There's a broad line between "hard" and "this shit is unfair" after all.
If they wanted to make it unwinnable, they should just put you before the final boss, Level 1, and he has initiative. =P I seem to remember one of the Devil May Crys having a difficulty where you died in one hit (but so did everything else). That doesn't seem too bad, since the playing field is even compared to the other modes.
And yeah, I realize that these impossible games are still winnable, but am I really going to want to keep playing after my 100th death on one section? If I wanted frustration and crying, I'd date, not play video games (which I do for fun as most of us should).
Each time a type that I get a flash of the boss battles in Last Remnant... *brr*
I'm going to go with either Halo or Doom being responsible, or whichever you pick. I mean, companies saw how well-received games with impossible difficulties were and decided to follow suit in their own games, right?
And RPGs...I'm having trouble with one on Normal of all things. If the enemy gets the first turn in battle, my chances of getting a Game Over go from 5% to 75%...I understand the desire to make a game not extremely easy, but going off the deep end in the other direction is bad too. Having scaled difficulty is fine as long as it's logical, but it doesn't sound like that's too apparent these days.
I just realized you're playing on Insane difficulty. Appropriate name, huh? When I make a game, I'm going to call the final difficulty "controller-breaking" or something like that.

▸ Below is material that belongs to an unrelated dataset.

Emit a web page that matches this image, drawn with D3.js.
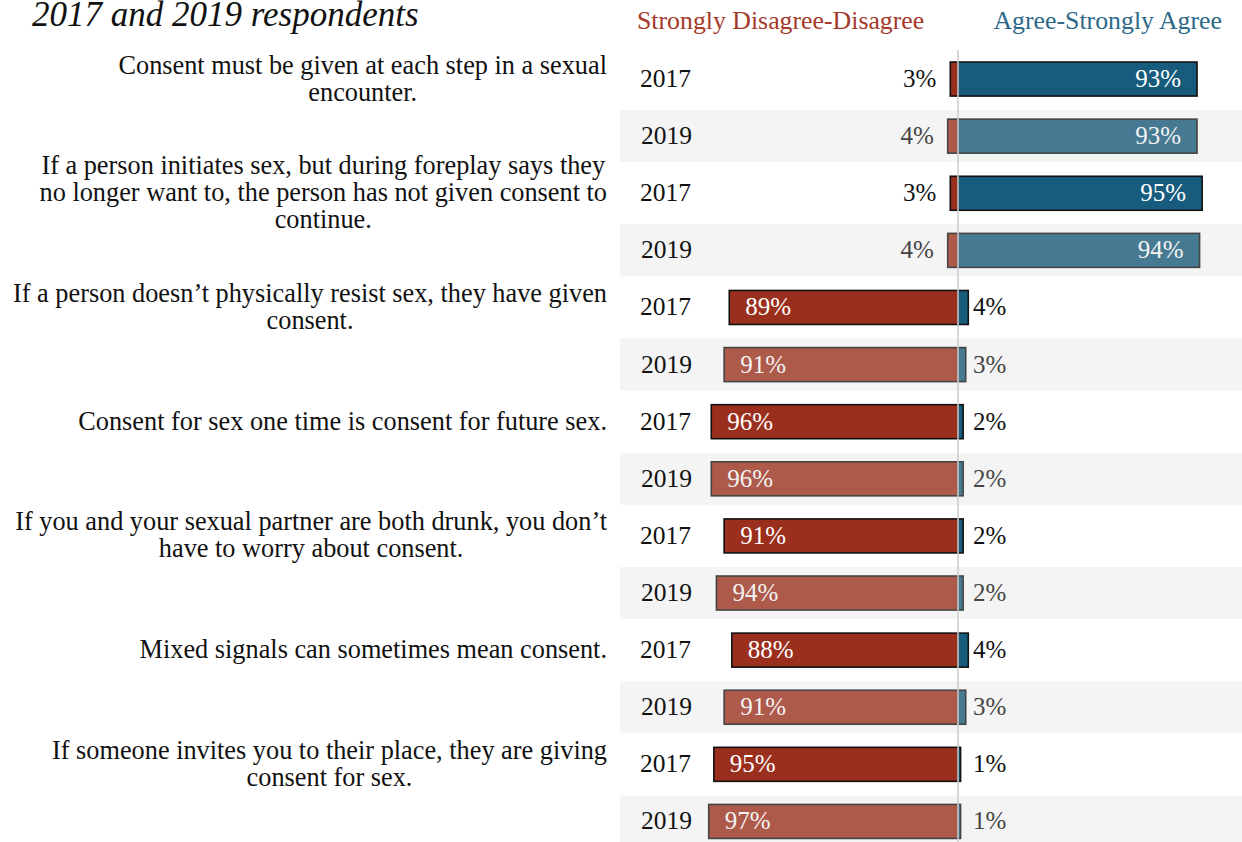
<!DOCTYPE html>
<html>
<head>
<meta charset="utf-8">
<script src="https://cdn.jsdelivr.net/npm/d3@7"></script>
<style>
  html, body { margin: 0; padding: 0; background: #fff; }
  svg { display: block; }
  text { font-family: "Liberation Serif", "DejaVu Serif", serif; }
</style>
</head>
<body>
<svg id="chart" width="1242" height="842"></svg>
<script>
// Survey statements (one per pair of rows)
const statements = [
  ["Consent must be given at each step in a sexual", "encounter."],
  ["If a person initiates sex, but during foreplay says they", "no longer want to, the person has not given consent to", "continue."],
  ["If a person doesn\u2019t physically resist sex, they have given", "consent."],
  ["Consent for sex one time is consent for future sex."],
  ["If you and your sexual partner are both drunk, you don\u2019t", "have to worry about consent."],
  ["Mixed signals can sometimes mean consent."],
  ["If someone invites you to their place, they are giving", "consent for sex."]
];
const years = ["2017", "2019"];

// Percent answering Strongly Disagree-Disagree, per statement, per year
const disagree2017 = [3, 3, 89, 96, 91, 88, 95];
const disagree2019 = [4, 4, 91, 96, 94, 91, 97];
// Percent answering Agree-Strongly Agree
const agree2017 = [93, 95, 4, 2, 2, 4, 1];
const agree2019 = [93, 94, 3, 2, 2, 3, 1];

const headerLabels = ["Strongly Disagree-Disagree", "Agree-Strongly Agree"];
const titleText = "2017 and 2019 respondents";

// Flatten into one row per statement/year
const rows = [];
statements.forEach((s, i) => {
  rows.push({ q: i, year: years[0], dis: disagree2017[i], agr: agree2017[i] });
  rows.push({ q: i, year: years[1], dis: disagree2019[i], agr: agree2019[i] });
});
rows.forEach((r, i) => { r.i = i; });

const colors = {
  "2017": { dis: "#9b2f1e", agr: "#175c7c", stroke: "#111", label: "#111", inner: "#fff" },
  "2019": { dis: "#ad5a4a", agr: "#467a93", stroke: "#444", label: "#444", inner: "#f3f3f3" }
};

const svg = d3.select("#chart");
const W = 1242;

const y = d3.scaleBand()
  .domain(d3.range(rows.length))
  .range([50.5, 850])
  .paddingInner(0);
const cy = i => y(i) + y.bandwidth() / 2;

const x = d3.scaleLinear().domain([-100, 100]).range([701, 1215]);
const x0 = x(0);
const barH = 34;
const numFont = 25;

// Shaded background bands behind 2019 rows
svg.append("g").selectAll("rect")
  .data(rows.filter(r => r.year === "2019"))
  .join("rect")
  .attr("x", 620)
  .attr("width", W - 620)
  .attr("y", d => cy(d.i) - 26)
  .attr("height", 52)
  .attr("fill", "#f4f4f4");

// Title
svg.append("text")
  .attr("x", 32).attr("y", 26)
  .attr("font-style", "italic")
  .attr("font-size", 35)
  .attr("fill", "#111")
  .text(titleText);

// Column headers
svg.append("text")
  .attr("x", 637).attr("y", 29)
  .attr("font-size", 25.8)
  .attr("fill", "#a5392a")
  .text(headerLabels[0]);
svg.append("text")
  .attr("x", 1222).attr("y", 29)
  .attr("text-anchor", "end")
  .attr("font-size", 25.8)
  .attr("fill", "#2c6988")
  .text(headerLabels[1]);

// Statements, centred on the 2017 row of each pair, right edge at the gutter
const qLine = 27;
const qg = svg.append("g").attr("font-size", 26.3).attr("fill", "#111");
statements.forEach((lines, i) => {
  const c = cy(i * 2);
  const texts = qg.append("g").selectAll("text").data(lines).join("text")
    .attr("y", (d, k) => c + (k - (lines.length - 1) / 2) * qLine + 8)
    .attr("text-anchor", "middle")
    .text(d => d);
  const wMax = d3.max(texts.nodes(), n => n.getComputedTextLength());
  texts.attr("x", 607 - wMax / 2);
});

// Year labels
svg.append("g").selectAll("text")
  .data(rows)
  .join("text")
  .attr("x", d => d.year === "2017" ? 640 : 641)
  .attr("y", d => cy(d.i) + 8)
  .attr("font-size", 25.5)
  .attr("fill", "#111")
  .text(d => d.year);

const rowG = svg.append("g").selectAll("g")
  .data(rows)
  .join("g")
  .attr("transform", d => `translate(0,${cy(d.i)})`);

// Disagree bars (extend left of centre)
rowG.append("rect")
  .attr("x", d => x(-d.dis))
  .attr("width", d => x0 - x(-d.dis))
  .attr("y", -barH / 2).attr("height", barH)
  .attr("fill", d => colors[d.year].dis)
  .attr("stroke", d => colors[d.year].stroke)
  .attr("stroke-width", 1.6);

// Agree bars (extend right of centre)
rowG.append("rect")
  .attr("x", x0)
  .attr("width", d => x(d.agr) - x0)
  .attr("y", -barH / 2).attr("height", barH)
  .attr("fill", d => colors[d.year].agr)
  .attr("stroke", d => colors[d.year].stroke)
  .attr("stroke-width", 1.6);

const fmt = v => v + "%";

// Disagree value labels: inside the bar when it dominates, else to its left
rowG.append("text")
  .attr("y", 8)
  .attr("font-size", numFont)
  .each(function (d) {
    const t = d3.select(this);
    if (d.dis > d.agr) {
      t.attr("x", x(-d.dis) + 16).attr("text-anchor", "start").attr("fill", colors[d.year].inner);
    } else {
      t.attr("x", x(-d.dis) - 14).attr("text-anchor", "end").attr("fill", colors[d.year].label);
    }
  })
  .text(d => fmt(d.dis));

// Agree value labels: inside the bar when it dominates, else right of centre
rowG.append("text")
  .attr("y", 8)
  .attr("font-size", numFont)
  .each(function (d) {
    const t = d3.select(this);
    if (d.agr > d.dis) {
      t.attr("x", x(d.agr) - 16).attr("text-anchor", "end").attr("fill", colors[d.year].inner);
    } else {
      t.attr("x", x0 + 15).attr("text-anchor", "start").attr("fill", colors[d.year].label);
    }
  })
  .text(d => fmt(d.agr));

// Zero line drawn over the bars
svg.append("line")
  .attr("x1", x0).attr("x2", x0)
  .attr("y1", 50).attr("y2", 842)
  .attr("stroke", "#cfcfcf")
  .attr("stroke-width", 1.6);
</script>
</body>
</html>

But comparing with Halo 3, which truly was something completely bat shit crazy on Legendary. I mean, of you look at one of those small gibbering things, they will eat you and your mother and punch themselves in the belly just to underline the point.
With RPGs, I am like you, Normal is the very limit of my abilities - yet I love the to play RPGs. As I am currently playing Disgaea on my PSP, I begin to hate developers. They make their games to attractive and fun, when it flows, but when you hit a bump - it all goes to hell.
I have suggestion: Make a tutorial, a sort of psychological evaluation of the player before he get's to play "Controller-breaking". If he passes, you know he will be able to handle the pressure of getting killed every moment, cooping with a awful checkpoint system without killing the neighbors.